Quizá lo primero que llama la atención es la arrogancia: que unos banqueros y unos munícipes decidan que, como el prodigioso horizonte urbano de la ciudad no ha cambiado desde el siglo de oro, ya es hora de demostrar que somos mucho más avispados que nuestros antecesores. Esa paletería, la necesidad de decir que a modernos no nos gana nadie, no ha sido infrecuente en nuestro país –ni fuera de él-, y en su propio patetismo lleva su condena: del mismo modo que nadie espera un aeropuerto que sea una obra de arte en Castellón o Ciudad Real, cualquier rascacielos en Sevilla parecerá un tachón en la piel de la ciudad. Sin embargo, hay algo aún peor: lo grave de la torre Pelli es que sólo puede ser algo, sólo puede llamar la atención y hacerse un nombre porque comparte perspectiva con la Giralda. Por nada más. Sólo tiene razón de ser para agraviar el pasado y humillarlo, porque la belleza de la Giralda, recorrida de tiempo, hecha de los materiales más humildes, no puede hacer más ante la torre Pelli que un viejo húsar a caballo ante los tanques.

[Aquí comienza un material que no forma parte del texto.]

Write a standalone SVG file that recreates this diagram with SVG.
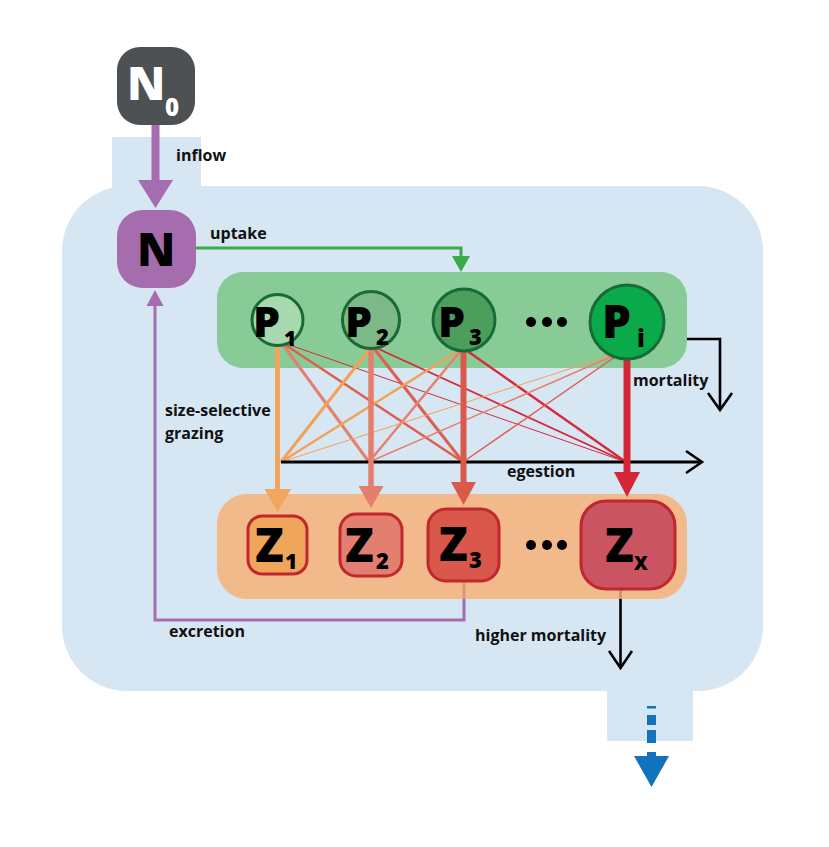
<svg xmlns="http://www.w3.org/2000/svg" width="829" height="847" viewBox="0 0 829 847">
<style>
.lbl{font-family:"Open Sans","Noto Sans","DejaVu Sans",sans-serif;font-weight:700;font-size:16px;fill:#111}
.big{font-family:"Open Sans","Noto Sans","DejaVu Sans",sans-serif;font-weight:800;fill:#000}
.pc{stroke:#176b35;stroke-width:3}
.zr{stroke:#c1272d;stroke-width:3}
.ln{fill:none;stroke-linecap:butt}
.blk{fill:none;stroke:#000;stroke-width:2.6}
</style>
<rect width="829" height="847" fill="#fff"/>
<g id="background" fill="#d7e6f3">
  <rect x="112" y="137" width="89" height="60"/>
  <rect x="607" y="680" width="86" height="61"/>
  <rect x="62" y="186" width="701" height="505" rx="65" ry="65"/>
</g>
<g id="group-P">
  <rect x="217" y="272" width="470" height="96" rx="26" fill="#89cb97"/>
</g>
<g id="group-Z">
  <rect x="217" y="494" width="470" height="105" rx="30" fill="#f2b98a"/>
</g>
<g id="connectors">
  <line x1="155.5" y1="125" x2="155.5" y2="182" stroke="#a56dad" stroke-width="8"/>
  <polygon points="138,180 173,180 155.5,208" fill="#a56dad"/>
  <path d="M196,248 H461 V258" class="ln" stroke="#3aab48" stroke-width="3"/>
  <polygon points="452,256 470,256 461,272" fill="#3aab48"/>
  <line x1="281" y1="342" x2="369" y2="462" stroke="#e5806e" stroke-width="3"/>
  <line x1="281" y1="342" x2="463" y2="462" stroke="#dc5f50" stroke-width="2.5"/>
  <line x1="281" y1="342" x2="626" y2="462" stroke="#d42a3a" stroke-width="1"/>
  <line x1="372" y1="346" x2="281" y2="462" stroke="#f2a158" stroke-width="3"/>
  <line x1="372" y1="346" x2="463" y2="462" stroke="#dc5f50" stroke-width="3"/>
  <line x1="372" y1="346" x2="626" y2="462" stroke="#d42a3a" stroke-width="1.8"/>
  <line x1="463" y1="348" x2="281" y2="462" stroke="#f2a158" stroke-width="2.5"/>
  <line x1="463" y1="348" x2="369" y2="462" stroke="#e5806e" stroke-width="2.5"/>
  <line x1="463" y1="348" x2="626" y2="462" stroke="#d42a3a" stroke-width="2.4"/>
  <line x1="622" y1="352" x2="281" y2="462" stroke="#f2a158" stroke-width="1"/>
  <line x1="622" y1="352" x2="369" y2="462" stroke="#e5806e" stroke-width="1.5"/>
  <line x1="622" y1="352" x2="463" y2="462" stroke="#dc5f50" stroke-width="1.5"/>
  <line x1="281" y1="462" x2="702" y2="462" stroke="#000" stroke-width="3"/>
  <path d="M686,451 L702,462 L686,473" class="blk" stroke-width="3"/>
  <line x1="277.5" y1="340" x2="277.5" y2="490" stroke="#f2a55c" stroke-width="5"/>
  <polygon points="264.5,489 291,489 277.5,512" fill="#f2a55c"/>
  <line x1="371" y1="345" x2="371" y2="487" stroke="#e37f6c" stroke-width="5.5"/>
  <polygon points="358.5,486 383.5,486 371,508" fill="#e37f6c"/>
  <line x1="463.5" y1="348" x2="463.5" y2="484" stroke="#d95a4c" stroke-width="6"/>
  <polygon points="451,482 476,482 463.5,505" fill="#d95a4c"/>
  <line x1="627" y1="355" x2="627" y2="474" stroke="#d42636" stroke-width="7"/>
  <polygon points="614,472 640,472 627,497" fill="#d42636"/>
  <path d="M687,339 H720 V409" class="blk"/>
  <path d="M708,393 L720,410 L732,393" class="blk"/>
  <line x1="620.5" y1="589" x2="620.5" y2="599" stroke="#c9906e" stroke-width="2.6"/>
  <line x1="620.5" y1="599" x2="620.5" y2="667" stroke="#000" stroke-width="2.6"/>
  <path d="M609,651 L620.5,668 L632,651" class="blk"/>
  <line x1="464" y1="581" x2="464" y2="599" stroke="#e0937f" stroke-width="3"/>
  <path d="M464,599 V620 H155 V305" class="ln" stroke="#a56dad" stroke-width="3"/>
  <polygon points="146.5,306 163.5,306 155,290" fill="#a56dad"/>
  <g fill="#1273bd">
    <rect x="647" y="706" width="9" height="2.5"/>
    <rect x="647" y="715" width="9" height="10"/>
    <rect x="647" y="730" width="9" height="13"/>
    <rect x="647" y="752" width="9" height="5"/>
    <polygon points="634,756 669,756 651.5,787"/>
  </g>
</g>
<g id="labels">
  <text class="lbl" x="176" y="161">inflow</text>
  <text class="lbl" x="210" y="239">uptake</text>
  <text class="lbl" x="165" y="416">size-selective</text>
  <text class="lbl" x="165" y="439">grazing</text>
  <text class="lbl" x="507" y="477">egestion</text>
  <text class="lbl" x="633" y="386">mortality</text>
  <text class="lbl" x="169" y="637">excretion</text>
  <text class="lbl" x="475" y="641">higher mortality</text>
</g>
<g id="node-N0">
  <rect x="117" y="47" width="78" height="78" rx="23" fill="#4d5153"/>
  <text class="big" font-size="46" style="fill:#fff"><tspan x="127" y="100">N</tspan><tspan x="165" y="116" font-size="24">0</tspan></text>
</g>
<g id="node-N">
  <rect x="117" y="210" width="79" height="78" rx="26" fill="#a56dad"/>
  <text class="big" x="137" y="266" font-size="46">N</text>
</g>
<g id="node-P1">
  <circle cx="277.5" cy="320" r="25.5" fill="#a8d8ae" class="pc"/>
  <text class="big" font-size="43"><tspan x="253" y="337">P</tspan><tspan x="284" y="346" font-size="21">1</tspan></text>
</g>
<g id="node-P2">
  <circle cx="371" cy="320" r="28.5" fill="#7db987" class="pc"/>
  <text class="big" font-size="43"><tspan x="345" y="337">P</tspan><tspan x="376" y="345" font-size="22">2</tspan></text>
</g>
<g id="node-P3">
  <circle cx="464" cy="320" r="31" fill="#4b9e5c" class="pc"/>
  <text class="big" font-size="43"><tspan x="438" y="337">P</tspan><tspan x="469" y="345" font-size="22">3</tspan></text>
</g>
<g id="node-Pdots" fill="#000">
  <circle cx="531" cy="322" r="5"/>
  <circle cx="547" cy="322" r="5"/>
  <circle cx="562" cy="322" r="5"/>
</g>
<g id="node-Pi">
  <circle cx="627" cy="322" r="37" fill="#0aa94a" class="pc"/>
  <text class="big" font-size="46"><tspan x="602" y="338">P</tspan><tspan x="637" y="347" font-size="24">i</tspan></text>
</g>
<g id="node-Z1">
  <rect x="248" y="516" width="59" height="58" rx="14" fill="#f0a55c" class="zr"/>
  <text class="big" font-size="47"><tspan x="255" y="562">Z</tspan><tspan x="285" y="569" font-size="21">1</tspan></text>
</g>
<g id="node-Z2">
  <rect x="340" y="514" width="62" height="62" rx="16" fill="#e37f70" class="zr"/>
  <text class="big" font-size="47"><tspan x="345" y="562">Z</tspan><tspan x="376" y="569" font-size="22">2</tspan></text>
</g>
<g id="node-Z3">
  <rect x="428" y="509" width="71" height="72" rx="18" fill="#d9574b" class="zr"/>
  <text class="big" font-size="47"><tspan x="439" y="561">Z</tspan><tspan x="469" y="568" font-size="22">3</tspan></text>
</g>
<g id="node-Zdots" fill="#000">
  <circle cx="531" cy="545" r="5"/>
  <circle cx="547" cy="545" r="5"/>
  <circle cx="562" cy="545" r="5"/>
</g>
<g id="node-Zx">
  <rect x="581" y="501" width="94" height="88" rx="25" fill="#cb5462" class="zr"/>
  <text class="big" font-size="47"><tspan x="605" y="562">Z</tspan><tspan x="634" y="570" font-size="19">X</tspan></text>
</g>
</svg>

Hasta ahora, airosa y esbelta, la Giralda era ejemplo de arquitectura significativa: anclaba la vista en la ciudad, era un esfuerzo de hombres que cooperaron durante siglos, un monumento capaz de cifrar tantas densidades de la historia de Sevilla y aun de España. Moros y cristianos, reyes y obispos, pícaros y santos se fiaron a la sombra de una torre donde, como en un palimpsesto, podía trazarse la biografía de una ciudad axial entre Europa, el norte de África y América. La Giralda se alzaba, así, como un triunfo de la voluntad humana de belleza sostenida en el tiempo. Y los sevillanos lo han sabido entender, y por eso Sevilla ha sido una ínsula ante tantos y tantos destrozos como hemos tenido que ver en España. Por supuesto, siempre habrá quien se queje por el casticismo que esto pueda conllevar, pero incluso esta desventaja sería ínfima ante una realidad más honda y más noble: el saber, como han sabido los sevillanos, que uno vive en un lugar que merece la pena respetar. Ese es un amor activo que hace ciudad mucho más allá que el papel de los proyectos de cualquier alcaldada.

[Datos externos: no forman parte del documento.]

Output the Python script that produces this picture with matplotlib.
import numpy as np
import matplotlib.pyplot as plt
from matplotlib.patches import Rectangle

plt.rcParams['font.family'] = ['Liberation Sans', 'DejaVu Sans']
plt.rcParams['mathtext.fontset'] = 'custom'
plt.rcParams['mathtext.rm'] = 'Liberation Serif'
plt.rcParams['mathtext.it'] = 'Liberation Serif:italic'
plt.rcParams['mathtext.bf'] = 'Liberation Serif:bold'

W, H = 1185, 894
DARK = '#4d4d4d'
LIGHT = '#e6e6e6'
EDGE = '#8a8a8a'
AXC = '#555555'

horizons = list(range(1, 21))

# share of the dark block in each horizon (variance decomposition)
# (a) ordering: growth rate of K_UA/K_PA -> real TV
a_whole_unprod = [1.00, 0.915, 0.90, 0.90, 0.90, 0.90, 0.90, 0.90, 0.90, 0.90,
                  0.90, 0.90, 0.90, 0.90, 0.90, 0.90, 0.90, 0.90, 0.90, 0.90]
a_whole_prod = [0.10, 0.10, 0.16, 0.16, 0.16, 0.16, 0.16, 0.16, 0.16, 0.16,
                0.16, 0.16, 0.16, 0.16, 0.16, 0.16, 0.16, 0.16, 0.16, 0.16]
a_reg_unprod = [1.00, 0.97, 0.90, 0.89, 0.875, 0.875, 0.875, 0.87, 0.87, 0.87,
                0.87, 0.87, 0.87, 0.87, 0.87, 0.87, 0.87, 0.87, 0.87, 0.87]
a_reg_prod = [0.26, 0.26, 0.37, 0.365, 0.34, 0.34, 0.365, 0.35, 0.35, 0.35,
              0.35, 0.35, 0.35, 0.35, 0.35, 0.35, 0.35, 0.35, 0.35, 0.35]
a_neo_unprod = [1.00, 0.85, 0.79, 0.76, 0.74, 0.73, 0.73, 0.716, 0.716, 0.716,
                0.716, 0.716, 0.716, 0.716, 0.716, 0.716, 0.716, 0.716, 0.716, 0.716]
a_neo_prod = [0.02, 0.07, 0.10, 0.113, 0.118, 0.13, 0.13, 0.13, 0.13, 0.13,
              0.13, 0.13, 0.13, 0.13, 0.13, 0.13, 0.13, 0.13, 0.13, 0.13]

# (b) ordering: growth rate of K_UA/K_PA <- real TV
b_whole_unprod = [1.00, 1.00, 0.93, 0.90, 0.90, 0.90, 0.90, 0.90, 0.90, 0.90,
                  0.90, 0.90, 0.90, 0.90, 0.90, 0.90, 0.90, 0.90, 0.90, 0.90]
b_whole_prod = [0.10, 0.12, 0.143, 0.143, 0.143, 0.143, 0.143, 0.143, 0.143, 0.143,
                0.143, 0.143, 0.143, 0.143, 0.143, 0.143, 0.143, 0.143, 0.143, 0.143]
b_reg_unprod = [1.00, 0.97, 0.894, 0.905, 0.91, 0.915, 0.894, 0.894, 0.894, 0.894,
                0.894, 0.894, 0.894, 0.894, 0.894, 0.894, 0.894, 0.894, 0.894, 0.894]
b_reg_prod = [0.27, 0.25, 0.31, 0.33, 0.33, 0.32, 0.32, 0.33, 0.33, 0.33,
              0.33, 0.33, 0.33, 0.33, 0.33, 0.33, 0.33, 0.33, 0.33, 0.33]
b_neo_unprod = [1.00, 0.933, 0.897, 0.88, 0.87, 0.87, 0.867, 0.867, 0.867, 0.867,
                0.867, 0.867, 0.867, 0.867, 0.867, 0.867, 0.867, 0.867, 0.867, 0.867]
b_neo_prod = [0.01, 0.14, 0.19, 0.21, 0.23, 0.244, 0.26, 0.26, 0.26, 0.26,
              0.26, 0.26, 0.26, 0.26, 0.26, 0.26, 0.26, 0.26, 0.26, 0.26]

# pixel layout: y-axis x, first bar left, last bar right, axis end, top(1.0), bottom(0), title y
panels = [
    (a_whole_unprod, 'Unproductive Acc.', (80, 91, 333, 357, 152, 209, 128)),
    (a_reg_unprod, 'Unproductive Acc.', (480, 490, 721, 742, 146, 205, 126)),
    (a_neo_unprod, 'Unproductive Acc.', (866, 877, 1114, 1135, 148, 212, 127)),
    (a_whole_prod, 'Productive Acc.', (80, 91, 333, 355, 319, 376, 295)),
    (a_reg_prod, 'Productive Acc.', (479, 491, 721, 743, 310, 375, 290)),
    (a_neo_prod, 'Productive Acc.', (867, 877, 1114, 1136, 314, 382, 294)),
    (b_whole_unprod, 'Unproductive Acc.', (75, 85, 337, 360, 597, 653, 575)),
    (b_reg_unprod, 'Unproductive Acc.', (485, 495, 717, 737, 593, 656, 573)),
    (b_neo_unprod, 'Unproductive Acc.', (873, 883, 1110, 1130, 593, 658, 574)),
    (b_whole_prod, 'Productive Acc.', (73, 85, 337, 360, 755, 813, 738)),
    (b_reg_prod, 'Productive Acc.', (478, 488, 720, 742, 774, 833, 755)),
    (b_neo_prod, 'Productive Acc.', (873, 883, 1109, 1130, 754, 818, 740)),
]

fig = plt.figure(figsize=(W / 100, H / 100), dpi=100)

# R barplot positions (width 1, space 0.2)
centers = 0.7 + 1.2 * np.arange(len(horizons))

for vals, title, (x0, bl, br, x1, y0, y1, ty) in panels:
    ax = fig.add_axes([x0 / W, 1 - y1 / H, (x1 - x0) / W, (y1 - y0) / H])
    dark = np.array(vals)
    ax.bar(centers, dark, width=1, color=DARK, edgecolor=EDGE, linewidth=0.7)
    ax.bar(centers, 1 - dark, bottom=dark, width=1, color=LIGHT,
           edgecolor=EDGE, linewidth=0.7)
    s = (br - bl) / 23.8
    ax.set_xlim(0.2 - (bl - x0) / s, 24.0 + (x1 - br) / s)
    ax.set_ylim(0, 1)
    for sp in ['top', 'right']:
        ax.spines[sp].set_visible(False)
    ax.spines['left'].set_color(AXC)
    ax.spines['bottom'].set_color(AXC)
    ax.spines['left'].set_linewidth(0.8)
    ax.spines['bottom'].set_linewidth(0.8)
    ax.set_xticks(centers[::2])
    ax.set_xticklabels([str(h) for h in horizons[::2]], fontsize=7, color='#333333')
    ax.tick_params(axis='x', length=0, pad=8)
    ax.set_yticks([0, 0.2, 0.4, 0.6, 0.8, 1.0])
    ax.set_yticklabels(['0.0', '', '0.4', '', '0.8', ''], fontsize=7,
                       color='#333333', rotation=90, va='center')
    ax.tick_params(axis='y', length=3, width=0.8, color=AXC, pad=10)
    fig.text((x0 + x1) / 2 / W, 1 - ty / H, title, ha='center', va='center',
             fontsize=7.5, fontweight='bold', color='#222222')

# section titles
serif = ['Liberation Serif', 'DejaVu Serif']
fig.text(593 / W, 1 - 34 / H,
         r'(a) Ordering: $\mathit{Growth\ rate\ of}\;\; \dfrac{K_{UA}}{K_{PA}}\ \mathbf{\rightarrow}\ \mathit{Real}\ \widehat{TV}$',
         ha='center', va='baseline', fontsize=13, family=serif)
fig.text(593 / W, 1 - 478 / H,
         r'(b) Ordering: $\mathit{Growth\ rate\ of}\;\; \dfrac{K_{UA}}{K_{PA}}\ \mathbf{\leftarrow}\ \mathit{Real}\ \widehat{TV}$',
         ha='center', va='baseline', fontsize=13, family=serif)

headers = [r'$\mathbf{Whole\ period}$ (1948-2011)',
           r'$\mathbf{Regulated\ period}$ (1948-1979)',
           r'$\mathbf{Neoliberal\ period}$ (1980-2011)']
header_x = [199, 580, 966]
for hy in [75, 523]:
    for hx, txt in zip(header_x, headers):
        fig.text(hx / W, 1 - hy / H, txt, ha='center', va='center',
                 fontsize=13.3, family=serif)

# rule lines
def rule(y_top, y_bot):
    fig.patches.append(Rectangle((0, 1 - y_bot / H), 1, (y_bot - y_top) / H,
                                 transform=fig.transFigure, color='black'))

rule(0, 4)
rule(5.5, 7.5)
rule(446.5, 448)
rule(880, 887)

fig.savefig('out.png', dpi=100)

No poca de la fealdad arquitectónica del siglo XX se explica por las carestías y las prisas: la urgente reconstrucción tras una guerra, por ejemplo, o la necesidad de acoger a las familias de los éxodos rurales. También han tenido la culpa malas ideas urbanísticas –pienso ahora en el Batán- de boga tan efímera como legado venenoso. Nada ha habido, sin embargo, tan infecundo y corrosivo como esas arquitecturas del poder sin conciencia de la propia dignidad. Es una vieja dialéctica, por la cual los reyes de este mundo buscan su legitimación cultural con grandes obras, sin que falten artífices para darles la coartada y lucrarse con ello. Lo dijo Orwell al escribir cómo la arquitectura podría considerar beneficiosa la tiranía. Es lo que ha pasado ahora en ese archivo de dulzuras que es Sevilla.

James Lees-Milne era aún un muchacho cuando, en una fiesta, vio a un filisteo desenfundar su rifle y encañonar a una estatua de Apolo. Desde ese momento, el escritor iba a sacrificar todas sus energías y capacidades para defender a la belleza de “los enemigos de todo lo que es hermoso”. Ellos siempre han estado con nosotros, cierto, pero que hayan acampado en Sevilla es una novedad deplorable. A estas alturas, lo único que cabe esperar es que la imagen de la Giralda ante la torre Pelli se alce como ilustración de un atropello, la lección de los encofrados de una civilización perpetuamente débil ante esa barbarie que es siempre la ley del más fuerte.